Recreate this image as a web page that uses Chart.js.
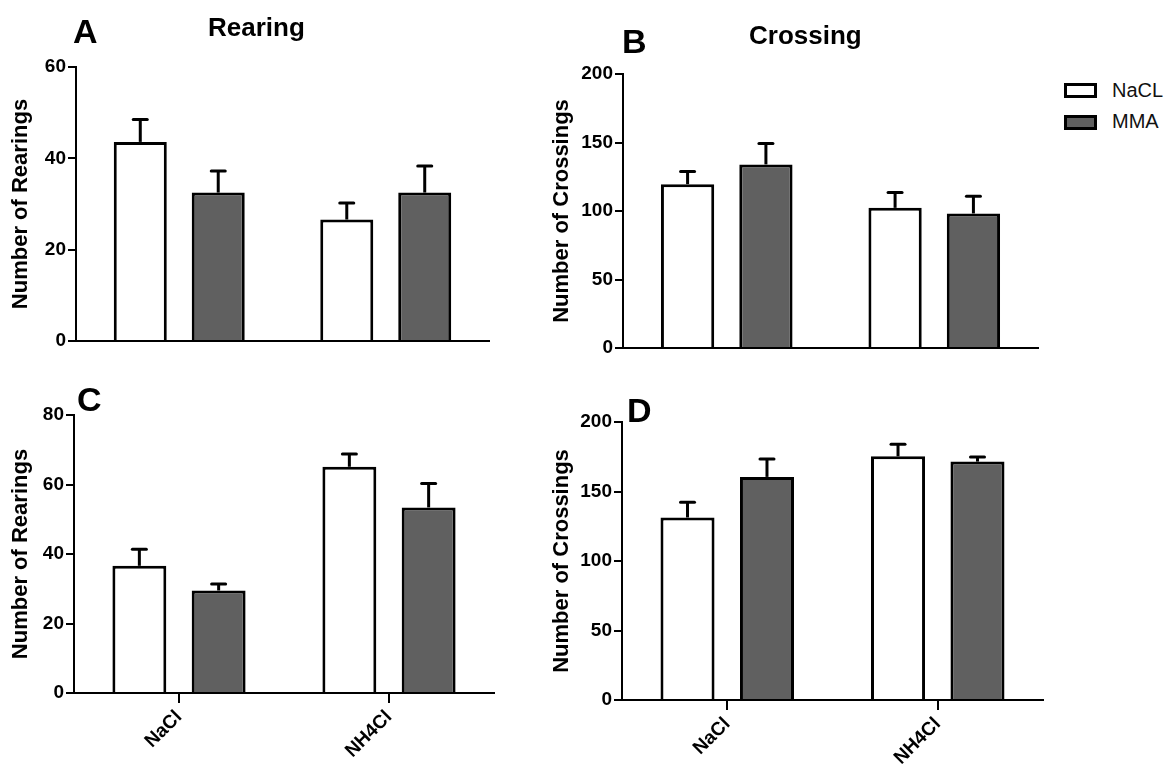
<!DOCTYPE html>
<html>
<head>
<meta charset="utf-8">
<script src="https://cdn.jsdelivr.net/npm/chart.js@4"></script>
<style>
  body { margin: 0; background: #fff; font-family: 'Liberation Sans', Arial, sans-serif; }
  #wrap { position: relative; width: 1176px; height: 767px; overflow: hidden; }
  canvas { position: absolute; }
  .txt { position: absolute; font-weight: bold; line-height: 1; color: #000; white-space: nowrap; }
  .letter { font-size: 34px; }
  .title { font-size: 26px; }
  .legbox { position: absolute; width: 27px; height: 9px; border: 3px solid #000; }
  .legtxt { position: absolute; font-size: 20px; line-height: 1; color: #111; }
</style>
</head>
<body>
<div id="wrap">
  <canvas id="chartA" width="492" height="362" style="left:0;top:0"></canvas>
  <canvas id="chartB" width="501" height="366" style="left:540px;top:0"></canvas>
  <canvas id="chartC" width="497" height="397" style="left:0;top:370px"></canvas>
  <canvas id="chartD" width="506" height="397" style="left:540px;top:370px"></canvas>

  <div class="txt letter" style="left:73px;top:14px">A</div>
  <div class="txt letter" style="left:622px;top:24px">B</div>
  <div class="txt letter" style="left:77px;top:382px">C</div>
  <div class="txt letter" style="left:627px;top:393px">D</div>
  <div class="txt title" style="left:208px;top:14px">Rearing</div>
  <div class="txt title" style="left:749px;top:22px">Crossing</div>

  <div class="legbox" style="left:1064px;top:83px;background:#fff"></div>
  <div class="legtxt" style="left:1112px;top:80px">NaCL</div>
  <div class="legbox" style="left:1064px;top:115px;background:#606060"></div>
  <div class="legtxt" style="left:1112px;top:111px">MMA</div>
</div>
<script>
const groups = ['NaCl', 'NH4Cl'];
const seriesNames = ['NaCL', 'MMA'];

// A - rearing (top)
const rearingTopNacl = [43.6, 26.6];
const rearingTopNaclErr = [4.9, 3.6];
const rearingTopMma = [32.5, 32.5];
const rearingTopMmaErr = [4.7, 5.8];

// B - crossing (top)
const crossingTopNacl = [119.6, 102.3];
const crossingTopNaclErr = [9.3, 11.2];
const crossingTopMma = [134.0, 98.2];
const crossingTopMmaErr = [15.3, 12.6];

// C - rearing (bottom)
const rearingBotNacl = [36.6, 65.1];
const rearingBotNaclErr = [4.8, 3.7];
const rearingBotMma = [29.5, 53.4];
const rearingBotMmaErr = [1.9, 6.9];

// D - crossing (bottom)
const crossingBotNacl = [131.3, 175.3];
const crossingBotNaclErr = [11.0, 8.7];
const crossingBotMma = [160.5, 171.5];
const crossingBotMmaErr = [12.9, 3.4];

const rearingTicks = { A: [0, 60, 20], C: [0, 80, 20] };
const crossingTicks = [0, 200, 50];

const FONT = "'Liberation Sans', Arial, sans-serif";
Chart.defaults.color = '#000';
Chart.defaults.font.family = FONT;

const errorBars = {
    id: 'errorBars',
    afterDatasetsDraw(chart) {
        const ctx = chart.ctx;
        const y = chart.scales.y;
        chart.data.datasets.forEach((ds, i) => {
            chart.getDatasetMeta(i).data.forEach((bar, j) => {
                const top = y.getPixelForValue(ds.data[j] + ds.errors[j]);
                ctx.save();
                ctx.strokeStyle = '#000';
                ctx.lineWidth = 3;
                ctx.beginPath();
                ctx.moveTo(bar.x, bar.y);
                ctx.lineTo(bar.x, top);
                ctx.stroke();
                ctx.lineCap = 'round';
                ctx.beginPath();
                ctx.moveTo(bar.x - 7, top);
                ctx.lineTo(bar.x + 7, top);
                ctx.stroke();
                ctx.restore();
            });
        });
    }
};

function makePanel(id, nacl, naclErr, mma, mmaErr, ticks, yTitle, lay) {
    const ctx = document.getElementById(id).getContext('2d');
    return new Chart(ctx, {
        type: 'bar',
        data: {
            labels: groups,
            datasets: [{
                label: seriesNames[0],
                data: nacl,
                errors: naclErr,
                backgroundColor: '#ffffff',
                borderColor: '#000',
                borderWidth: 3
            }, {
                label: seriesNames[1],
                data: mma,
                errors: mmaErr,
                backgroundColor: '#606060',
                borderColor: '#000',
                borderWidth: 3
            }]
        },
        options: {
            responsive: false,
            animation: false,
            categoryPercentage: 0.755,
            barPercentage: 0.68,
            layout: { padding: { top: lay.top, right: 3, bottom: lay.bottom, left: 0 } },
            plugins: { legend: { display: false }, tooltip: { enabled: false } },
            scales: {
                x: {
                    offset: true,
                    border: { display: true, color: '#000', width: 2 },
                    grid: {
                        display: lay.showX,
                        offset: false,
                        drawOnChartArea: false,
                        drawTicks: true,
                        tickLength: 10,
                        color: '#000',
                        lineWidth: 2
                    },
                    ticks: {
                        display: lay.showX,
                        minRotation: 45,
                        maxRotation: 45,
                        padding: 3,
                        font: { size: 19, weight: 'bold' }
                    },
                    afterFit: s => { s.height = lay.xHeight; }
                },
                y: {
                    min: ticks[0],
                    max: ticks[1],
                    border: { display: true, color: '#000', width: 2 },
                    grid: {
                        drawOnChartArea: false,
                        drawTicks: true,
                        tickLength: 8,
                        color: '#000',
                        lineWidth: 2
                    },
                    ticks: {
                        stepSize: ticks[2],
                        padding: 2,
                        font: { size: 19, weight: 'bold' }
                    },
                    title: {
                        display: true,
                        text: yTitle,
                        padding: { top: lay.titlePad, bottom: 0 },
                        font: { size: 22, weight: 'bold' }
                    },
                    afterFit: s => { s.width = lay.yWidth; }
                }
            }
        },
        plugins: [errorBars]
    });
}

makePanel('chartA', rearingTopNacl, rearingTopNaclErr, rearingTopMma, rearingTopMmaErr,
    rearingTicks.A, 'Number of Rearings',
    { top: 67, bottom: 21, xHeight: 0, yWidth: 76, showX: false, titlePad: 8 });
makePanel('chartB', crossingTopNacl, crossingTopNaclErr, crossingTopMma, crossingTopMmaErr,
    crossingTicks, 'Number of Crossings',
    { top: 74, bottom: 18, xHeight: 0, yWidth: 83, showX: false, titlePad: 9 });
makePanel('chartC', rearingBotNacl, rearingBotNaclErr, rearingBotMma, rearingBotMmaErr,
    rearingTicks.C, 'Number of Rearings',
    { top: 45, bottom: 0, xHeight: 74, yWidth: 74, showX: true, titlePad: 8 });
makePanel('chartD', crossingBotNacl, crossingBotNaclErr, crossingBotMma, crossingBotMmaErr,
    crossingTicks, 'Number of Crossings',
    { top: 52, bottom: 0, xHeight: 67, yWidth: 82, showX: true, titlePad: 9 });
</script>
</body>
</html>
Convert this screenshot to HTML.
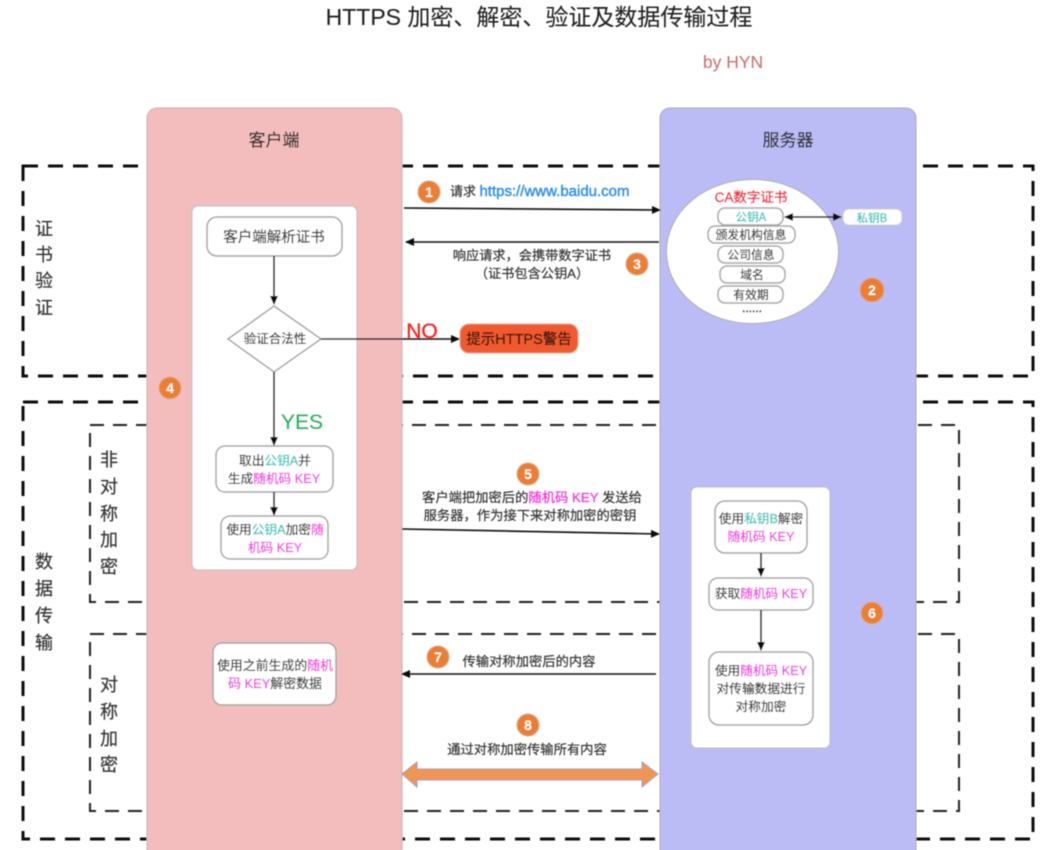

====

## Exercise brief
Write out the full set of lines verbatim, without the pictures.

## Response
Recreate this image as a web page that uses Chart.js.
<!DOCTYPE html>
<html>
<head>
<meta charset="utf-8">
<script src="https://cdn.jsdelivr.net/npm/chart.js@4"></script>
<style>
  body { margin: 0; background: #fff; font-family: 'Liberation Sans', Arial, sans-serif; }
  #wrap { position: relative; width: 1176px; height: 767px; overflow: hidden; }
  canvas { position: absolute; }
  .txt { position: absolute; font-weight: bold; line-height: 1; color: #000; white-space: nowrap; }
  .letter { font-size: 34px; }
  .title { font-size: 26px; }
  .legbox { position: absolute; width: 27px; height: 9px; border: 3px solid #000; }
  .legtxt { position: absolute; font-size: 20px; line-height: 1; color: #111; }
</style>
</head>
<body>
<div id="wrap">
  <canvas id="chartA" width="492" height="362" style="left:0;top:0"></canvas>
  <canvas id="chartB" width="501" height="366" style="left:540px;top:0"></canvas>
  <canvas id="chartC" width="497" height="397" style="left:0;top:370px"></canvas>
  <canvas id="chartD" width="506" height="397" style="left:540px;top:370px"></canvas>

  <div class="txt letter" style="left:73px;top:14px">A</div>
  <div class="txt letter" style="left:622px;top:24px">B</div>
  <div class="txt letter" style="left:77px;top:382px">C</div>
  <div class="txt letter" style="left:627px;top:393px">D</div>
  <div class="txt title" style="left:208px;top:14px">Rearing</div>
  <div class="txt title" style="left:749px;top:22px">Crossing</div>

  <div class="legbox" style="left:1064px;top:83px;background:#fff"></div>
  <div class="legtxt" style="left:1112px;top:80px">NaCL</div>
  <div class="legbox" style="left:1064px;top:115px;background:#606060"></div>
  <div class="legtxt" style="left:1112px;top:111px">MMA</div>
</div>
<script>
const groups = ['NaCl', 'NH4Cl'];
const seriesNames = ['NaCL', 'MMA'];

// A - rearing (top)
const rearingTopNacl = [43.6, 26.6];
const rearingTopNaclErr = [4.9, 3.6];
const rearingTopMma = [32.5, 32.5];
const rearingTopMmaErr = [4.7, 5.8];

// B - crossing (top)
const crossingTopNacl = [119.6, 102.3];
const crossingTopNaclErr = [9.3, 11.2];
const crossingTopMma = [134.0, 98.2];
const crossingTopMmaErr = [15.3, 12.6];

// C - rearing (bottom)
const rearingBotNacl = [36.6, 65.1];
const rearingBotNaclErr = [4.8, 3.7];
const rearingBotMma = [29.5, 53.4];
const rearingBotMmaErr = [1.9, 6.9];

// D - crossing (bottom)
const crossingBotNacl = [131.3, 175.3];
const crossingBotNaclErr = [11.0, 8.7];
const crossingBotMma = [160.5, 171.5];
const crossingBotMmaErr = [12.9, 3.4];

const rearingTicks = { A: [0, 60, 20], C: [0, 80, 20] };
const crossingTicks = [0, 200, 50];

const FONT = "'Liberation Sans', Arial, sans-serif";
Chart.defaults.color = '#000';
Chart.defaults.font.family = FONT;

const errorBars = {
    id: 'errorBars',
    afterDatasetsDraw(chart) {
        const ctx = chart.ctx;
        const y = chart.scales.y;
        chart.data.datasets.forEach((ds, i) => {
            chart.getDatasetMeta(i).data.forEach((bar, j) => {
                const top = y.getPixelForValue(ds.data[j] + ds.errors[j]);
                ctx.save();
                ctx.strokeStyle = '#000';
                ctx.lineWidth = 3;
                ctx.beginPath();
                ctx.moveTo(bar.x, bar.y);
                ctx.lineTo(bar.x, top);
                ctx.stroke();
                ctx.lineCap = 'round';
                ctx.beginPath();
                ctx.moveTo(bar.x - 7, top);
                ctx.lineTo(bar.x + 7, top);
                ctx.stroke();
                ctx.restore();
            });
        });
    }
};

function makePanel(id, nacl, naclErr, mma, mmaErr, ticks, yTitle, lay) {
    const ctx = document.getElementById(id).getContext('2d');
    return new Chart(ctx, {
        type: 'bar',
        data: {
            labels: groups,
            datasets: [{
                label: seriesNames[0],
                data: nacl,
                errors: naclErr,
                backgroundColor: '#ffffff',
                borderColor: '#000',
                borderWidth: 3
            }, {
                label: seriesNames[1],
                data: mma,
                errors: mmaErr,
                backgroundColor: '#606060',
                borderColor: '#000',
                borderWidth: 3
            }]
        },
        options: {
            responsive: false,
            animation: false,
            categoryPercentage: 0.755,
            barPercentage: 0.68,
            layout: { padding: { top: lay.top, right: 3, bottom: lay.bottom, left: 0 } },
            plugins: { legend: { display: false }, tooltip: { enabled: false } },
            scales: {
                x: {
                    offset: true,
                    border: { display: true, color: '#000', width: 2 },
                    grid: {
                        display: lay.showX,
                        offset: false,
                        drawOnChartArea: false,
                        drawTicks: true,
                        tickLength: 10,
                        color: '#000',
                        lineWidth: 2
                    },
                    ticks: {
                        display: lay.showX,
                        minRotation: 45,
                        maxRotation: 45,
                        padding: 3,
                        font: { size: 19, weight: 'bold' }
                    },
                    afterFit: s => { s.height = lay.xHeight; }
                },
                y: {
                    min: ticks[0],
                    max: ticks[1],
                    border: { display: true, color: '#000', width: 2 },
                    grid: {
                        drawOnChartArea: false,
                        drawTicks: true,
                        tickLength: 8,
                        color: '#000',
                        lineWidth: 2
                    },
                    ticks: {
                        stepSize: ticks[2],
                        padding: 2,
                        font: { size: 19, weight: 'bold' }
                    },
                    title: {
                        display: true,
                        text: yTitle,
                        padding: { top: lay.titlePad, bottom: 0 },
                        font: { size: 22, weight: 'bold' }
                    },
                    afterFit: s => { s.width = lay.yWidth; }
                }
            }
        },
        plugins: [errorBars]
    });
}

makePanel('chartA', rearingTopNacl, rearingTopNaclErr, rearingTopMma, rearingTopMmaErr,
    rearingTicks.A, 'Number of Rearings',
    { top: 67, bottom: 21, xHeight: 0, yWidth: 76, showX: false, titlePad: 8 });
makePanel('chartB', crossingTopNacl, crossingTopNaclErr, crossingTopMma, crossingTopMmaErr,
    crossingTicks, 'Number of Crossings',
    { top: 74, bottom: 18, xHeight: 0, yWidth: 83, showX: false, titlePad: 9 });
makePanel('chartC', rearingBotNacl, rearingBotNaclErr, rearingBotMma, rearingBotMmaErr,
    rearingTicks.C, 'Number of Rearings',
    { top: 45, bottom: 0, xHeight: 74, yWidth: 74, showX: true, titlePad: 8 });
makePanel('chartD', crossingBotNacl, crossingBotNaclErr, crossingBotMma, crossingBotMmaErr,
    crossingTicks, 'Number of Crossings',
    { top: 52, bottom: 0, xHeight: 67, yWidth: 82, showX: true, titlePad: 9 });
</script>
</body>
</html>
Convert this screenshot to HTML.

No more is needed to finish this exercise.